Trump boasts of U.S. nuclear arsenal after 'fire and fury' warning to North Korea

Thứ Tư, 09/08/2017, 21:15
President Donald Trump followed up his incendiary warning to North Korea against threatening the United States with a boast on Wednesday about the strength of the American nuclear arsenal, although he expressed hope it would not need to be used.

Trump's Twitter messages about the nuclear arsenal came after North Korea said it was considering plans for a missile strike on the U.S. Pacific territory of Guam. That in turn followed Trump's comments on Tuesday that any North Korean threat to the United States would be met with "fire and fury."

"My first order as President was to renovate and modernize our nuclear arsenal. It is now far stronger and more powerful than ever before," Trump tweeted. "Hopefully we will never have to use this power, but there will never be a time that we are not the most powerful nation in the world!"

US President Donald Trump.

The sharp increase in tensions between a country that has one of the world's largest nuclear arsenals and an aspiring nuclear power rattled financial markets and prompted U.S. Secretary of State Rex Tillerson to try to play down the rhetoric.

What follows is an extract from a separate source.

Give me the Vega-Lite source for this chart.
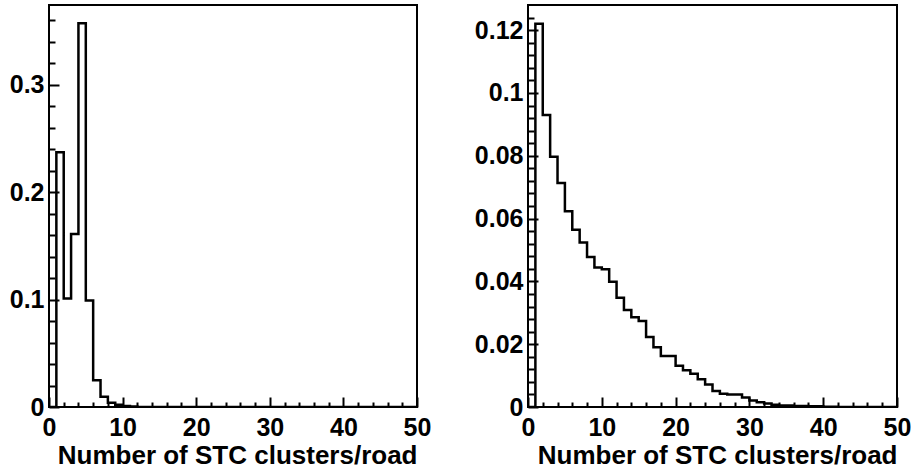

While Trump said the nuclear arsenal was more powerful than ever before, U.S. officials say it takes decades to actually modernize nuclear weapons, a move already under way under President Barack Obama's administration, and there are treaties that regulate nuclear expansion. The Trump administration is still conducting a nuclear posture review.

Shortly before Trump's remarks on the nuclear arsenal, Tillerson landed in Guam for a previously scheduled visit after telling reporters he did not believe there was an imminent threat from North Korea and that "Americans should sleep well at night."

Tillerson said that with his "fire and fury" warning, the U.S. president was trying to use the kind of language that would resonate with North Korean leader Kim Jong Un. North Korea regularly threatens to destroy the United States.

Earlier on Wednesday, North Korea said it was "carefully examining" a plan to strike Guam, which is home to about 163,000 people and a U.S. military base that includes a submarine squadron, an airbase and a Coast Guard group.